For a locality so deeply associated with dioptase, Tsumeb’s early record is surprisingly quiet. Pre-war cabinets from the mine are rich in azurite, cerussite, smithsonite, and other classics, yet dioptase is largely absent. Wilhelm Klein, who managed at Tsumeb between the World War I era and the late 1930s and carefully recorded mine levels on many specimens, considered dioptase “a great rarity” in the upper workings. That absence matters. It suggests that the mineral now so closely identified with Tsumeb became a collector phenomenon only after the mine reached the deeper oxidation zones.
The story changes underground in the second oxidation zone. On the 30th level, miners broke into pockets that Charles Key later remembered for “dark emerald-green dioptase.” Some pockets were large, and the production ran into thousands of specimens. That is the moment when Tsumeb dioptase ceased being a curiosity and became a defining mineral of the mine.
Clive King, who worked as an underground geologist for Tsumeb Corporation Limited in the early 1980s, left a particularly useful recollection of what was coming out when he arrived. Dioptase was being recovered from 30 level, especially S110 Stope and E19. Much of it was not the white-calcite trophy material collectors now chase most aggressively; he remembered many crystals as “small and sugary,” sitting on red earthy matrix. That detail is valuable because it explains why not all genuine Tsumeb dioptase looks like the textbook green-on-white cabinet specimen.
Then Zero Stope on the 32nd level came back into production in the early 1980s. King regarded that stope as the source of some of the best Tsumeb dioptase, especially specimens on white calcite. It was also the last stope before the crown pillar; after it was mined out, the area was abandoned for years. For collectors, a credible Zero Stope provenance gives a specimen more than an address. It places the piece in one of the remembered high points of Tsumeb dioptase production.
One of the strangest later episodes belongs far deeper, in the third oxidation zone. On the 44th level, about 30 specimens were found with dioptase crystals up to 1 cm, associated with malachite and conichalcite. A separate third-zone discovery produced one of Tsumeb’s great color shocks: chromate-yellow wulfenite crystals sprinkled over emerald-green dioptase. The combination is almost theatrical, and it could only have come from a mine whose chemistry was as varied as its mineral record.

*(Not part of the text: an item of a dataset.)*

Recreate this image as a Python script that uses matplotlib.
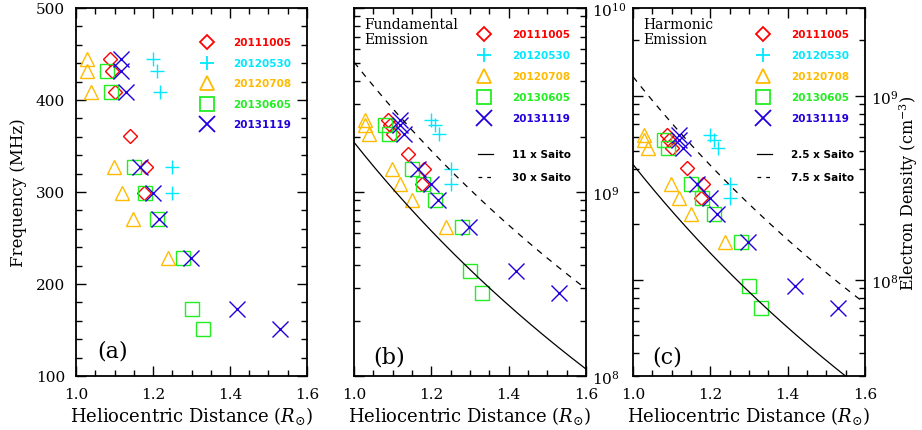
import numpy as np
import matplotlib.pyplot as plt
from matplotlib.ticker import MultipleLocator, LogLocator, NullFormatter, LogFormatterSciNotation

plt.rcParams['font.family'] = 'DejaVu Serif'
plt.rcParams['mathtext.fontset'] = 'dejavuserif'

# Source positions (R_sun) at the NRH frequencies (MHz) for each event
events = ['20111005', '20120530', '20120708', '20130605', '20131119']

f_20111005 = [445.0, 432.0, 408.8, 360.8, 327.0, 298.7]
r_20111005 = [1.088, 1.094, 1.100, 1.140, 1.181, 1.177]

f_20120530 = [445.0, 432.0, 408.8, 327.0, 298.7]
r_20120530 = [1.199, 1.210, 1.219, 1.250, 1.250]

f_20120708 = [445.0, 432.0, 408.8, 327.0, 298.7, 270.6, 228.0]
r_20120708 = [1.029, 1.029, 1.039, 1.099, 1.119, 1.149, 1.239]

f_20130605 = [432.0, 408.8, 327.0, 298.7, 270.6, 228.0, 173.2, 150.9]
r_20130605 = [1.080, 1.090, 1.150, 1.179, 1.210, 1.279, 1.300, 1.331]

f_20131119 = [445.0, 432.0, 408.8, 327.0, 298.7, 270.6, 228.0, 173.2, 150.9]
r_20131119 = [1.118, 1.118, 1.129, 1.166, 1.199, 1.216, 1.298, 1.419, 1.530]

freqs = [f_20111005, f_20120530, f_20120708, f_20130605, f_20131119]
dists = [r_20111005, r_20120530, r_20120708, r_20130605, r_20131119]

colors = ['#ff0000', '#00e8ff', '#ffbb00', '#22ee22', '#2200dd']
markers = ['D', '+', '^', 's', 'x']
msizes = [7.0, 10.5, 10.5, 10.5, 11.5]

# Saito multipliers for fundamental / harmonic panels
fund_mult = [11, 30]
harm_mult = [2.5, 7.5]


def saito(r):
    return 1.36e6 * r ** -2.14 + 1.68e8 * r ** -6.13


def density(f_mhz, harmonic=1):
    # plasma frequency f_p = 8980 sqrt(n) Hz
    return (np.asarray(f_mhz) * 1e6 / (8980.0 * harmonic)) ** 2


fig = plt.figure(figsize=(9.22, 4.31), dpi=100)
W, H = 922.0, 431.0
ax_a = fig.add_axes([76 / W, 1 - 377 / H, 231 / W, 368 / H])
ax_b = fig.add_axes([354 / W, 1 - 377 / H, 232 / W, 368 / H])
ax_c = fig.add_axes([633 / W, 1 - 377 / H, 232 / W, 368 / H])

legend_rows = [0.929, 0.872, 0.815, 0.758, 0.701]


def draw_markers(ax, yfunc):
    for f, r, c, m, ms in zip(freqs, dists, colors, markers, msizes):
        ax.plot(r, yfunc(f), linestyle='none', marker=m, markersize=ms,
                markerfacecolor='none', markeredgecolor=c, markeredgewidth=1.0,
                clip_on=False)


def draw_legend(ax, xm, xt, rows):
    for ev, c, m, ms, y in zip(events, colors, markers, msizes, rows):
        ax.plot([xm], [y], transform=ax.transAxes, linestyle='none', marker=m,
                markersize=ms, markerfacecolor='none', markeredgecolor=c,
                markeredgewidth=1.3, clip_on=False)
        ax.text(xt, y, ev, transform=ax.transAxes, color=c, fontsize=7.5,
                fontweight='bold', family='DejaVu Sans', va='center', ha='left')


def style_axis(ax):
    ax.set_xlim(1.0, 1.6)
    ax.xaxis.set_major_locator(MultipleLocator(0.2))
    ax.xaxis.set_minor_locator(MultipleLocator(0.05))
    ax.xaxis.set_major_formatter(plt.FuncFormatter(lambda v, p: f'{v:.1f}'))
    ax.tick_params(which='both', direction='in', top=True, right=True,
                   labelsize=11, width=1.0, pad=8)
    ax.tick_params(which='major', length=7)
    ax.tick_params(which='minor', length=4)
    for s in ax.spines.values():
        s.set_linewidth(1.3)
    ax.set_xlabel(r'Heliocentric Distance ($R_{\odot}$)', fontsize=13, labelpad=2)


# (a) frequency vs distance
draw_markers(ax_a, lambda f: f)
style_axis(ax_a)
ax_a.set_ylim(100, 500)
ax_a.yaxis.set_major_locator(MultipleLocator(100))
ax_a.yaxis.set_minor_locator(MultipleLocator(20))
ax_a.set_ylabel('Frequency (MHz)', fontsize=12, labelpad=6)
draw_legend(ax_a, 0.567, 0.680, [0.908, 0.851, 0.796, 0.739, 0.685])
ax_a.text(0.09, 0.068, '(a)', transform=ax_a.transAxes, fontsize=16, va='center')

r_model = np.linspace(1.0, 1.6, 200)

# (b) fundamental emission densities
draw_markers(ax_b, lambda f: density(f, 1))
ax_b.plot(r_model, fund_mult[0] * saito(r_model), color='black', lw=0.9)
ax_b.plot(r_model, fund_mult[1] * saito(r_model), color='black', lw=0.9,
          dashes=(5, 5))
ax_b.set_yscale('log')
ax_b.set_ylim(1e8, 1e10)
style_axis(ax_b)

# (c) harmonic emission densities
draw_markers(ax_c, lambda f: density(f, 2))
ax_c.plot(r_model, harm_mult[0] * saito(r_model), color='black', lw=0.9)
ax_c.plot(r_model, harm_mult[1] * saito(r_model), color='black', lw=0.9,
          dashes=(5, 5))
ax_c.set_yscale('log')
ax_c.set_ylim(3e7, 3e9)
style_axis(ax_c)
ax_c.set_ylabel(r'Electron Density (cm$^{-3}$)', fontsize=11.5,
                rotation=90, va='center', ha='center')
ax_c.yaxis.set_label_coords(1.19, 0.5)

for ax, mult, title, tag in [(ax_b, fund_mult, 'Fundamental\nEmission', '(b)'),
                             (ax_c, harm_mult, 'Harmonic\nEmission', '(c)')]:
    ax.yaxis.set_major_locator(LogLocator(base=10))
    ax.yaxis.set_minor_locator(LogLocator(base=10, subs=np.arange(2, 10)))
    ax.yaxis.set_minor_formatter(NullFormatter())
    ax.yaxis.set_major_formatter(LogFormatterSciNotation())
    ax.tick_params(axis='y', labelleft=False, labelright=True, pad=4)
    draw_legend(ax, 0.562, 0.682, legend_rows)
    for k, m in enumerate(mult):
        y = 0.603 - 0.062 * k
        line, = ax.plot([0.534, 0.597], [y, y], transform=ax.transAxes,
                        color='black', lw=0.9)
        if k == 1:
            line.set_dashes((3, 4))
        ax.text(0.682, y, f'{m:g} x Saito', transform=ax.transAxes,
                fontsize=7.5, fontweight='bold', family='DejaVu Sans',
                va='center', ha='left')
    ax.text(0.045, 0.975, title, transform=ax.transAxes, fontsize=10,
            va='top', ha='left', linespacing=1.05)
    ax.text(0.082, 0.054, tag, transform=ax.transAxes, fontsize=16, va='center')

fig.savefig('out.png', dpi=100)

Minrecordite entered mineralogy in a quieter but very Tsumeb way: as a puzzle on a dioptase specimen. Italian collector Gian Carlo Fioravanti received a Tsumeb dioptase in an exchange, and small white microcrystals on it were first thought to be willemite. Closer scrutiny showed that the habit did not fit, and analysis revealed a zinc-rich carbonate member of the dolomite group. The new species was named minrecordite in honor of The Mineralogical Record, acknowledging the magazine’s role in connecting professional mineralogists and serious collectors. The holotype went to the museum of the Università di Bari. For the collector, that story turns tiny white crystals on green dioptase into one of the most satisfying labels a Tsumeb specimen can carry.